Well, answers to these questions, and many many more such questions, are not obvious. Take a look at the questions again. Now here are a possible set of answers to them:
Accounting Profits
The profits posted by a company need not necessarily reflect the true state of affairs. Say for example, more than 40% of the net sales shown in the income statement is sold on a 90-day credit. The company will receive this money only in the future. (Even a 10-year-old will tell you that the future is unpredictable). So now you see? The profits that you see are in fact, expected profits- accounting profits, perhaps, is a better term to use here. So don't get carried away by the amount of profit unless you know that the company has sold goods on credit to people who are likely to actually pay up within time.
Sudden Spurt in Profits
The company has suddenly posted a huge profit. Wow! Sales must have improved tremendously. Three cheers to the management!!
Really??
Take a look at the income statement again. Do you see something called Non-Recurring Income? That could explain the sudden increase in profitability. Non-recurring income refers to income that is not expected to continue in future. They are one-time receipts that often do not arise out of regular business activities.
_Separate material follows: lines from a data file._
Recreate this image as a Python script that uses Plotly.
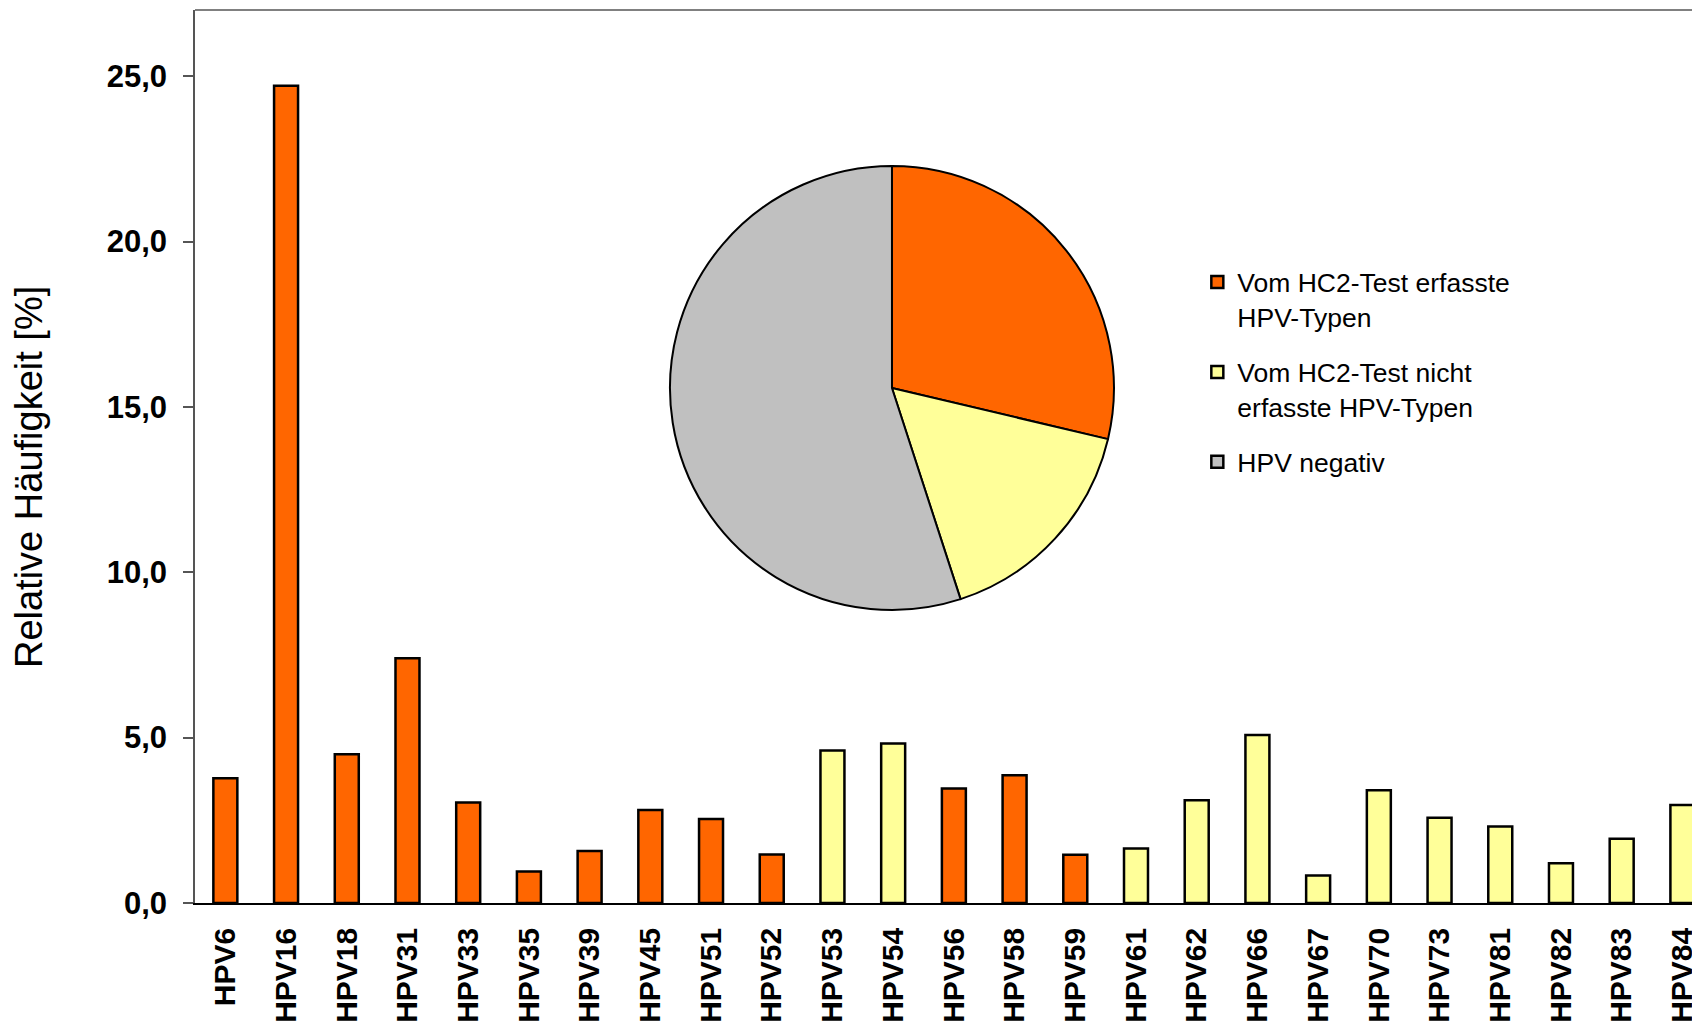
import plotly.graph_objects as go

# ---- data read from the reference ----
categories = ["HPV6", "HPV16", "HPV18", "HPV31", "HPV33", "HPV35", "HPV39", "HPV45",
              "HPV51", "HPV52", "HPV53", "HPV54", "HPV56", "HPV58", "HPV59", "HPV61",
              "HPV62", "HPV66", "HPV67", "HPV70", "HPV73", "HPV81", "HPV82", "HPV83", "HPV84"]
values = [3.77, 24.71, 4.50, 7.40, 3.04, 0.95, 1.57, 2.81,
          2.54, 1.47, 4.61, 4.82, 3.46, 3.86, 1.46, 1.65,
          3.11, 5.08, 0.83, 3.41, 2.58, 2.31, 1.20, 1.94, 2.96]
# True = detected by the HC2 test (orange), False = not detected (yellow)
hc2_detected = [True, True, True, True, True, True, True, True,
                True, True, False, False, True, True, True, False,
                False, False, False, False, False, False, False, False, False]

pie_labels = ["Vom HC2-Test erfasste<br>HPV-Typen",
              "Vom HC2-Test nicht<br>erfasste HPV-Typen",
              "HPV negativ"]
pie_values = [28.7, 16.3, 55.0]

y_ticks = [0, 5, 10, 15, 20, 25]

ORANGE = "#FF6600"
YELLOW = "#FFFF99"
GRAY = "#C0C0C0"
FONT = "Liberation Sans, Arial, sans-serif"

fig = go.Figure()

orange_vals = [v if d else None for v, d in zip(values, hc2_detected)]
yellow_vals = [None if d else v for v, d in zip(values, hc2_detected)]

fig.add_trace(go.Bar(x=categories, y=orange_vals, name=pie_labels[0],
                     marker=dict(color=ORANGE, line=dict(color="black", width=2.5)),
                     width=0.395, legendgroup="a"))
fig.add_trace(go.Bar(x=categories, y=yellow_vals, name=pie_labels[1],
                     marker=dict(color=YELLOW, line=dict(color="black", width=2.5)),
                     width=0.395, legendgroup="b"))
# legend-only entry for the grey pie slice
fig.add_trace(go.Bar(x=[categories[0]], y=[None], name=pie_labels[2],
                     marker=dict(color=GRAY, line=dict(color="black", width=2.5)),
                     width=0.395, legendgroup="c"))

fig.add_trace(go.Pie(labels=pie_labels, values=pie_values,
                     marker=dict(colors=[ORANGE, YELLOW, GRAY], line=dict(color="black", width=2)),
                     sort=False, direction="clockwise", rotation=0,
                     textinfo="none", showlegend=False,
                     domain=dict(x=[0.3156, 0.6106], y=[0.3281, 0.8253])))

fig.update_layout(
    width=1692, height=1016,
    margin=dict(l=187, r=0, t=2, b=121),
    paper_bgcolor="white", plot_bgcolor="white",
    barmode="overlay",
    separators=",.",
    font=dict(family=FONT, color="black"),
    showlegend=True,
    legend=dict(x=0.666, y=0.722, xanchor="left", yanchor="top",
                font=dict(family=FONT, size=26.5, color="black"),
                valign="top", tracegroupgap=18, bgcolor="rgba(0,0,0,0)"),
    xaxis=dict(categoryorder="array", categoryarray=categories,
               range=[-0.5, 24.29], showline=True, linecolor="black", linewidth=1.5,
               ticks="", tickangle=-90, ticklabelstandoff=11,
               tickfont=dict(family=FONT, size=30, weight="bold", color="black"),
               showgrid=False, zeroline=False),
    yaxis=dict(range=[0, 27], tickvals=y_ticks, tickformat=".1f",
               showline=True, linecolor="#555555", linewidth=1.5,
               ticks="outside", ticklen=10, tickcolor="#555555", tickwidth=1.5,
               ticklabelstandoff=10,
               tickfont=dict(family=FONT, size=31, weight="bold", color="black"),
               showgrid=False, zeroline=False),
    shapes=[dict(type="line", xref="paper", yref="paper", x0=0, x1=1, y0=1, y1=1,
                 line=dict(color="#808080", width=2))],
    annotations=[dict(text="Relative Häufigkeit [%]", xref="paper", yref="paper",
                      x=-0.1103, y=0.477, textangle=-90, showarrow=False,
                      xanchor="center", yanchor="middle",
                      font=dict(family=FONT, size=38, color="black"))],
)

fig.write_html("out.html")
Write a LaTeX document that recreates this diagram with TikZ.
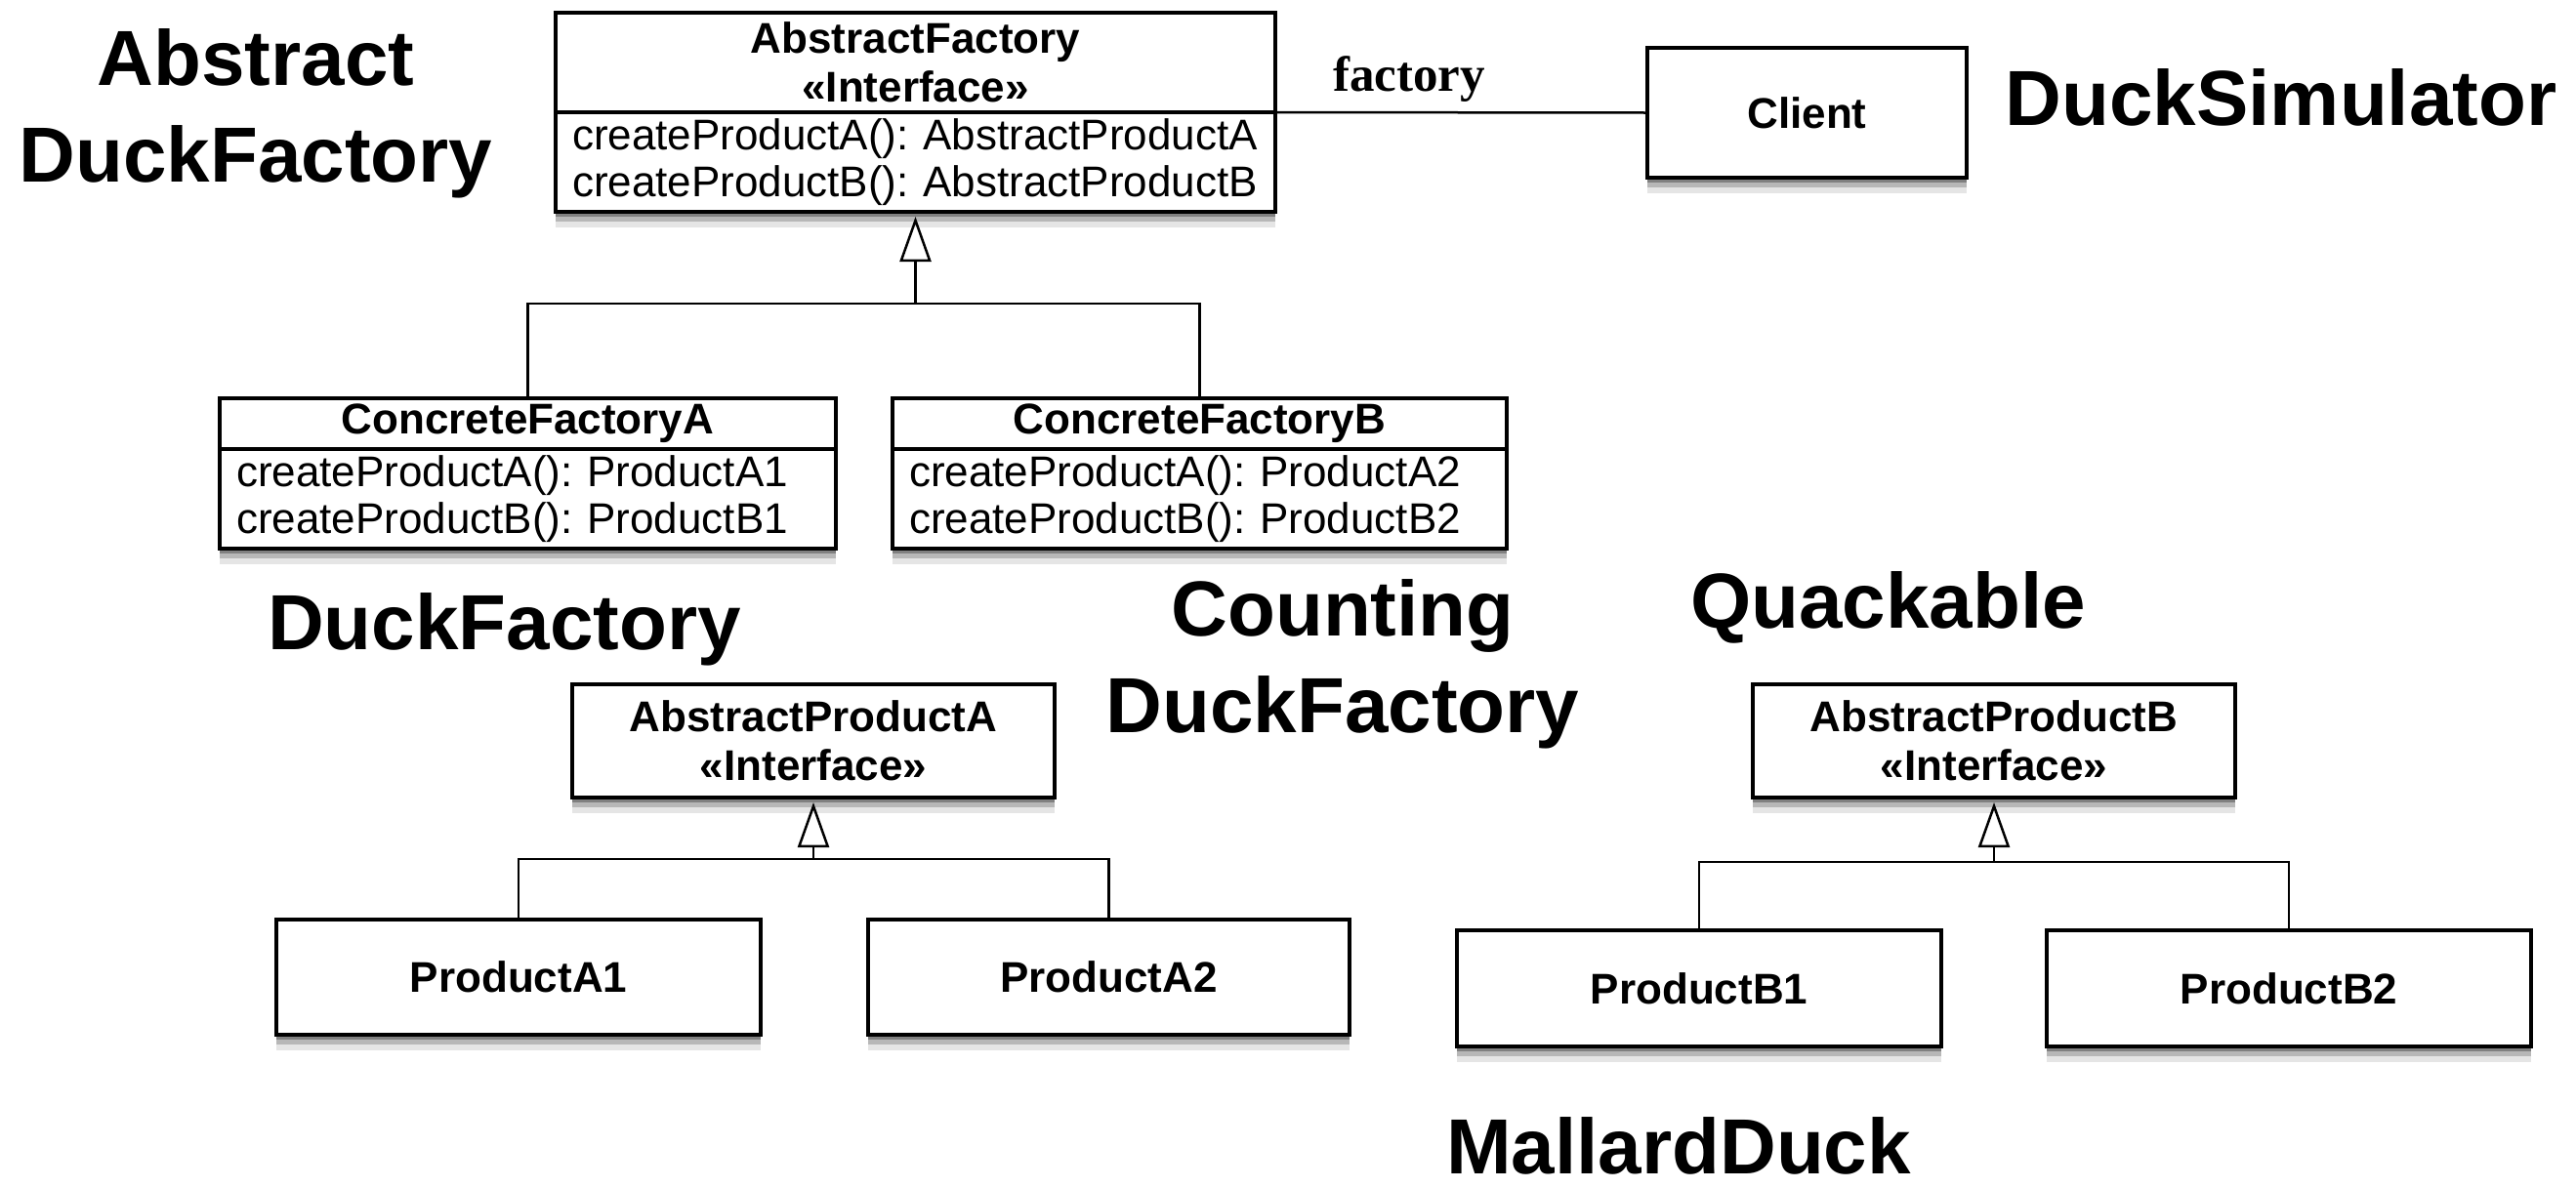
\documentclass[tikz,border=0pt]{standalone}
\usepackage{fontspec}
\setmainfont{Liberation Sans}
\newfontfamily\rolefont{Liberation Serif}
\usetikzlibrary{positioning, arrows.meta, shadows}

\begin{document}
\begin{tikzpicture}
  [x=1pt, y=-1pt,
   box/.style={draw, line width=3.5pt, fill=white, inner sep=0, outer sep=0,
     drop shadow={shadow xshift=0pt, shadow yshift=-5pt, fill=black, opacity=.3},
     drop shadow={shadow xshift=0pt, shadow yshift=-10pt, fill=black, opacity=.2},
     drop shadow={shadow xshift=0pt, shadow yshift=-16pt, fill=black, opacity=.1}},
   head/.style={box, align=center, font=\fontsize{44}{50}\selectfont\bfseries},
   ops/.style={box, align=left, inner xsep=17pt, font=\fontsize{44}{48}\selectfont\frenchspacing},
   duck/.style={align=center, inner sep=0, font=\fontsize{80}{99}\selectfont\bfseries},
   tree/.style={line width=2.5pt},
   gen/.style={tree, shorten >=5pt, -{Triangle[open, length=46pt, width=32pt]}}]

  \useasboundingbox (0,0) rectangle (2638,1216);

  % factories
  \node[head, minimum width=737pt, minimum height=102pt] (af) at (937.5,64) {AbstractFactory\\«Interface»};
  \node[ops, text width=703pt, minimum height=102pt, below=0pt of af] (afops) {createProductA(): AbstractProductA\\createProductB(): AbstractProductB};
  \node[head, minimum width=327pt, minimum height=133pt] (client) at (1850.5,115.5) {Client};

  \node[head, minimum width=631pt, minimum height=52pt] (cfa) at (540.5,434) {ConcreteFactoryA};
  \node[ops, text width=597pt, minimum height=102pt, below=0pt of cfa] (cfaops) {createProductA(): ProductA1\\createProductB(): ProductB1};
  \node[head, minimum width=629pt, minimum height=52pt] (cfb) at (1228.5,434) {ConcreteFactoryB};
  \node[ops, text width=595pt, minimum height=102pt, below=0pt of cfb] (cfbops) {createProductA(): ProductA2\\createProductB(): ProductB2};

  % products
  \node[head, minimum width=494pt, minimum height=116pt] (apa) at (833,759) {AbstractProductA\\«Interface»};
  \path (apa) ++(-302,242) node[head, minimum width=496pt, minimum height=118pt] (pa1) {ProductA1};
  \path (apa) ++(302.5,242) node[head, minimum width=493pt, minimum height=118pt] (pa2) {ProductA2};

  \node[head, minimum width=494pt, minimum height=116pt] (apb) at (2042,759) {AbstractProductB\\«Interface»};
  \path (apb) ++(-302,253.5) node[head, minimum width=496pt, minimum height=119pt] (pb1) {ProductB1};
  \path (apb) ++(302,253.5) node[head, minimum width=496pt, minimum height=119pt] (pb2) {ProductB2};

  % duck names
  \node[duck] (absduck) at (262,116) {Abstract\\DuckFactory};
  \node[duck, anchor=base] (sim) at (2336,128) {DuckSimulator};
  \node[duck, anchor=base] (duckfac) at (516.5,665) {DuckFactory};
  \node[duck] (countfac) at (1375,680.5) {Counting\\DuckFactory};
  \node[duck, anchor=base] (quack) at (1933.5,643) {Quackable};
  \node[duck, anchor=base] (mallard) at (1719,1202) {MallardDuck};

  % connectors
  \draw[tree] (af.south east) -- node[pos=0.36, above=9pt, inner sep=0, font=\rolefont\fontsize{51}{51}\selectfont\bfseries] (role) {factory} (client.west);

  \coordinate (afbar) at (937.5,311);
  \draw[tree] (cfa.north) |- (afbar) -| (cfb.north);
  \draw[gen] (afbar) -- (afops.south);

  \coordinate (apabar) at (833,880);
  \draw[tree] (pa1.north) |- (apabar) -| (pa2.north);
  \draw[gen] (apabar) -- (apa.south);

  \coordinate (apbbar) at (2042,883);
  \draw[tree] (pb1.north) |- (apbbar) -| (pb2.north);
  \draw[gen] (apbbar) -- (apb.south);
\end{tikzpicture}
\end{document}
Maybe the management is actually selling off some of it's assets to maintain liquidity while you think that the company is going great guns.
Debt Off the Balance Sheet
You see that the company operates with very little debt. Just before you start believing what you see, take a look at the Notes to the balance sheet. Take a look at the section called Off-Balance Sheet Items. Off-balance sheet items could contain just about any liability that the company does not necessarily have to disclose upfront. Contingent liabilities (liabilities that might arise on the happening of a certain event in future), operating leases, letters of credit, futures, and forwards are some examples here.
So you see? These long list of liabilities don't eve appear in the balance sheet! So watch out before drawing any conclusions.
"Miscellaneous" Expenses
Miscellaneous expenses is another favourite section used by companies to keep things under wraps. This section of the balance sheet records various expenses that are incurred by the company but not written off against the profits they make. For example, the company recently issued debentures to the public at a discounted rate. The discount should ideally be written off against the profits earned. But the company can choose to carry them forward instead of adjusting them against their profits. This way, the company manages to post better profits. Unfair, isn't it?
We have discussed just four questions here. Believe me, there are hundreds of such questions to which you will not find straight forward answers.
So remember to take a nice hard look at the financials of the company before you decide whether the company is really faring well or not.